With TrustPath integration, platforms gain a scalable solution to handle complex content moderation challenges. The system empowers organizations to:

  • Automatically detect and block high-risk content like scam promotions or illegal product listings
  • Evaluate not just keywords but context and intent through sentiment analysis and content classification
  • Proactively manage compliance risks across large volumes of user-generated content
  • Protect community standards and maintain brand integrity
  • Reduce the burden on manual review teams

This systematic approach to moderation ensures that platform safety scales alongside user growth, without requiring proportional increases in human moderation resources.

Conclusion

Content moderation is no longer optional for digital platforms—it’s an essential component of responsible operation. TrustPath’s content moderation capabilities offer a sophisticated yet accessible solution for platforms of all sizes, helping them navigate the complex balance between free expression and user safety.

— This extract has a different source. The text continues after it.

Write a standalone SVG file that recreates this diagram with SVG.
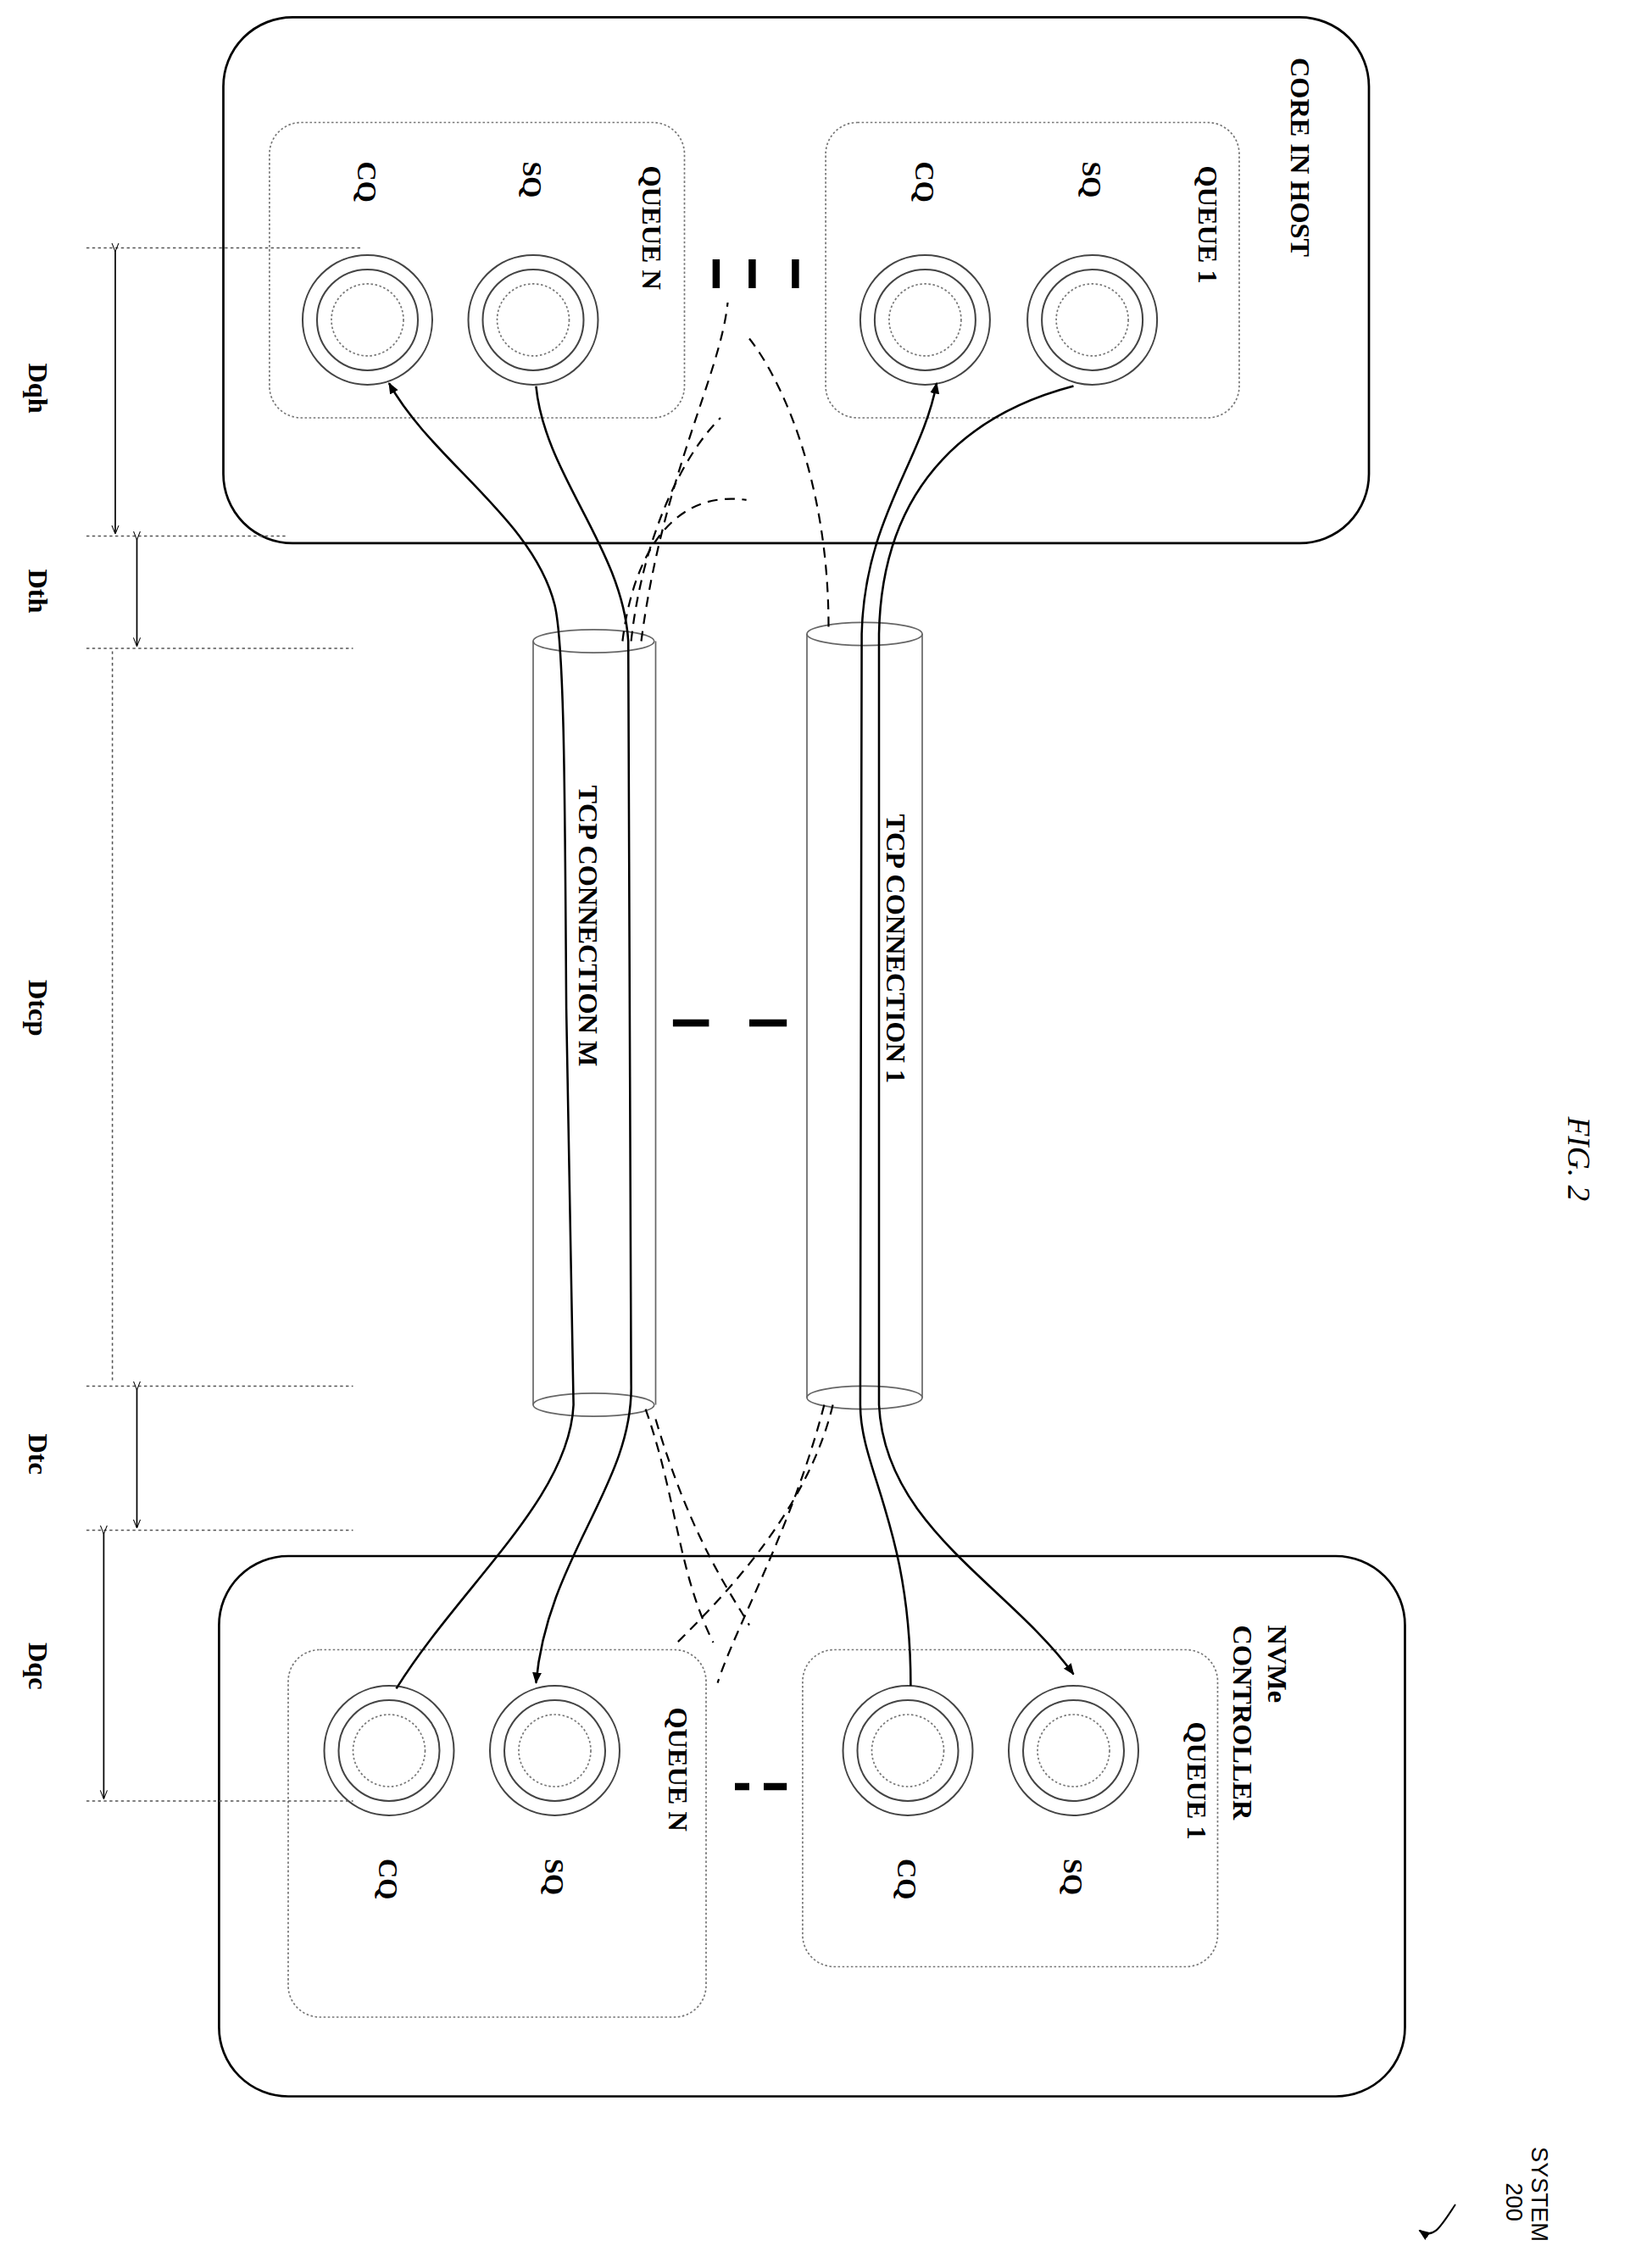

By implementing automated, intelligent content screening, platforms can foster healthier online communities, reduce legal and reputational risks, and create sustainable digital environments where users feel safe to engage. As content moderation challenges continue to evolve, TrustPath’s adaptable system provides the foundation for long-term trust and safety management in an increasingly complex digital landscape.

FAQ

What is content moderation?

Content moderation is the process of screening user-generated content to identify and prevent prohibited, fraudulent, or harmful material from being published on digital platforms. TrustPath’s content moderation system evaluates textual content in real-time, assigning risk scores and providing detailed explanations of detected issues.

Why is content moderation important?

Unchecked content can have serious consequences including damage to user trust and safety, harm to brand reputation, search engine penalties, increased fraud, and potential legal liability. Effective content moderation helps maintain a safe, inclusive environment while protecting platforms from various risks.

What types of content can TrustPath detect?

TrustPath’s content moderation system can detect and block scam and phishing messages, hate speech, discrimination, offensive language, negative sentiment, psychological manipulation, prohibited content (drugs, weapons, adult material), and non-compliant content in regulated industries.

How does TrustPath's content moderation work?

TrustPath evaluates submitted content against configurable threat detection rules, analyzing both the text and associated metadata like IP address and email. The system returns a comprehensive risk score between 0 and 100, along with detailed explanations of detected issues, allowing platforms to make informed decisions on content approval.

What are the benefits of using TrustPath for content moderation?

TrustPath allows platforms to automate protection without hiring large moderation teams, adapt dynamically to evolving threat patterns, provide transparent explanations for moderation decisions, and maintain a safe environment for users—all while reducing the burden on manual review teams.